I have the function:
$$f(\vec{x}) = \vec{x} \vec{x}^T$$
All we know is that $\vec{x}$ is a vector. Shouldn't I know how many values ($x,y,z$ etc.) my vector holds? I haven't done gradient with a vector function before, so a hint in the right direction would be much appreciated.
On
Write $x = (x_1, x_2, \ldots, x_n)$. Then your function $f$ is just $$ f(x_1, \ldots, x_n) = \sum_{i=1}^n (x_i)^2 = x_1 ^2 + \ldots + x_n^2 $$ Now $$ \frac{\partial f}{\partial x_j} = 2x_j $$ so the gradient, which is a vector of all the partials, is just $$ \nabla f(x_1, \ldots, x_n) = (2x_1, 2x_2, \ldots, 2x_n) = 2x $$ and it turns out that the number $n$ of components of $x$ was irrelevant: no matter how many components there are, you have $$ \nabla f (x) = 2x. $$
The gradient is an operation that measures the increasing rate of a given function and is denoted by $grad f(\vec{x})$ or $\nabla f(\vec{x})$ and defined by $[i\partial_x+j\partial_y+k\partial_z]f(\vec{x})$, where we considered $f(x)$ in $R^3$; $i,j,k$ the unit vectors; and $\partial_x$ the derivative in $x$. It works like a derivative in n-dimensional spaces. For example, consider the function: f((x,y))=2x+3y, than the gradient of this is given by $\nabla f((x,y))=2i+3j$. This idea can be extended to $n$ dimensions, assuming the following format: Given $\vec{x}=(x_1,x_2,\ldots,x_n):=e_1x_1+e_2x_2+\ldots+e_nx_n$ and $f(\vec{x})$, then $\nabla f(\vec{x})=(e_1\partial_{x_1}+e_2\partial_{x_2}+\ldots+e_n\partial_{x_n})f(\vec{x})$, where $e_l$ works like arrow matrices, l=1,2,\ldots,n.

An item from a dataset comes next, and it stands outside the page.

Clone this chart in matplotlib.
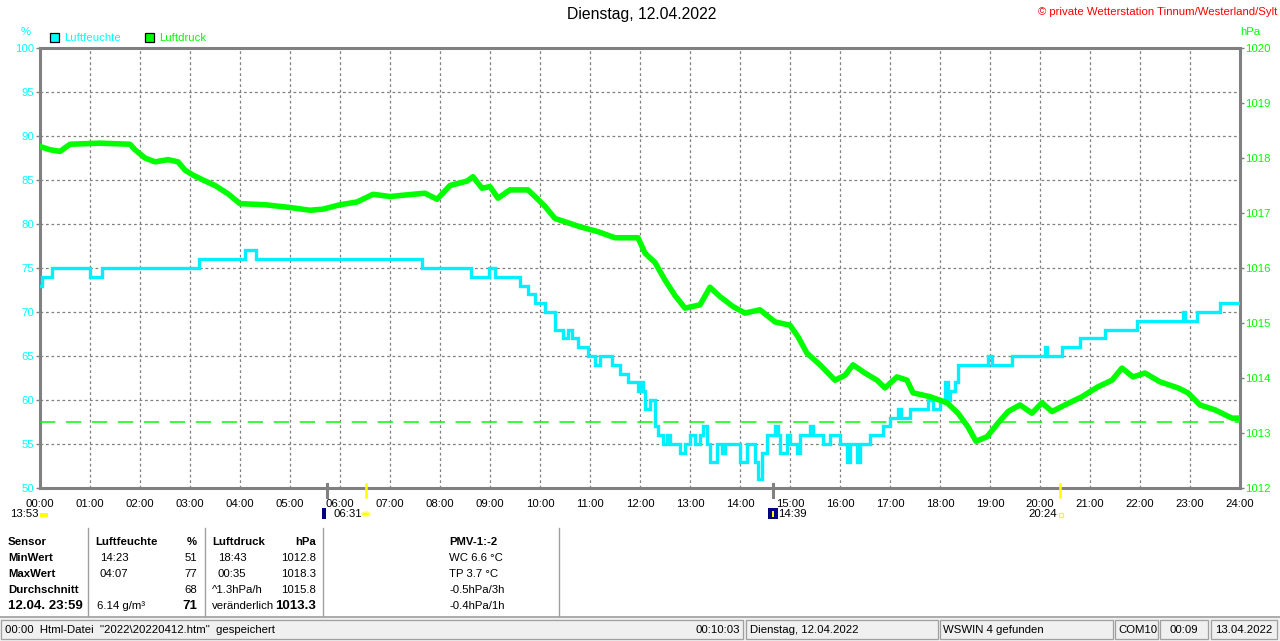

Now, let us see your function: $f(\vec{x})=\vec{x}\vec{x}^T$. If $\vec{x}$ is represented like above by an arrow matrix, then $\vec{x}^T$ will be a column matrix and your function is a scalar function -- and the proposed computation above can be done --, i.e., for each point $\vec{x}$ in the space $R^n$ we have a scalar value of $f(\vec{x})$. In this way: $$f(\vec{x})=(x_1)^2+(x_2)^2+\ldots+(x_n)^2 $$ $$\Rightarrow \nabla f(\vec{x})=e_1\partial_{x_1}[(x_1)]^2+e_2\partial_{x_2}[(x_2)]^2+\ldots+e_n\partial_{x_n}[(x_n)]^2=2[e_1x_1+e_2x_2+\ldots +e_n x_n] $$ $$ \Rightarrow\nabla f(\vec{x})=2\vec{x} $$